Agency Report –
German car manufacturers on Thursday warned of dire consequences as a result of the USĀ import tariffs on foreign-made vehicles announced by President Donald Trump.
The 25% tariff will go into effect on April 2 and apply to all cars not made in the US, meaning even US manufacturers with models made overseas would be hurt under the scheme.
The German Association of the Automotive Industry (VDA) said that the tariffs would be a considerable burden for both companies and global supply chains.

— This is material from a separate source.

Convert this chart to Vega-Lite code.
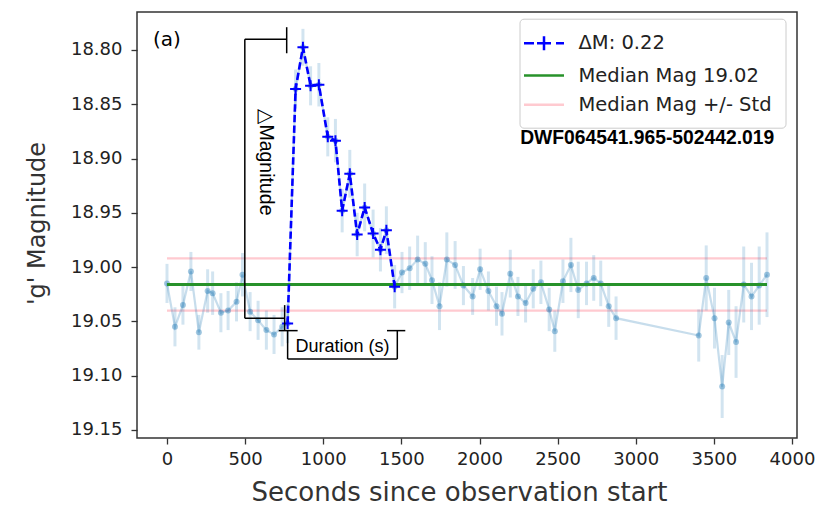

VDA president Hildegard Müller said they would have negative consequences for consumers, including in North America.
“The consequences will hit growth and prosperity on all sides,” Müller said.
She called for immediate negotiations between the United StatesĀ and the European Union on a bilateral agreement, which could also cover other areas.
“It would also be good to have talks on legal regulations, standards and certifications – this would bring benefits on both sides of the Atlantic and increase efficiency,” she said.
According to the VDA, 86% of small- and medium-sized enterprises in the automotive sector in Germany expect the tariffs to affect them.
The tariffs are likely to hit the domestic car industry hard, as the US is the most important sales market for German manufacturers, according to the latest official figures.
Some 13.1% of German car exports end up there, followed by the United Kingdom and France. Almost one in three Porsches and one in six BMWs were sold in North America in 2024.
The news from Washington also appeared to hit German shares, with the DAX index of leading German companies, and the MDax of medium-sized companies both losing over 1% in the first few minutes of trading.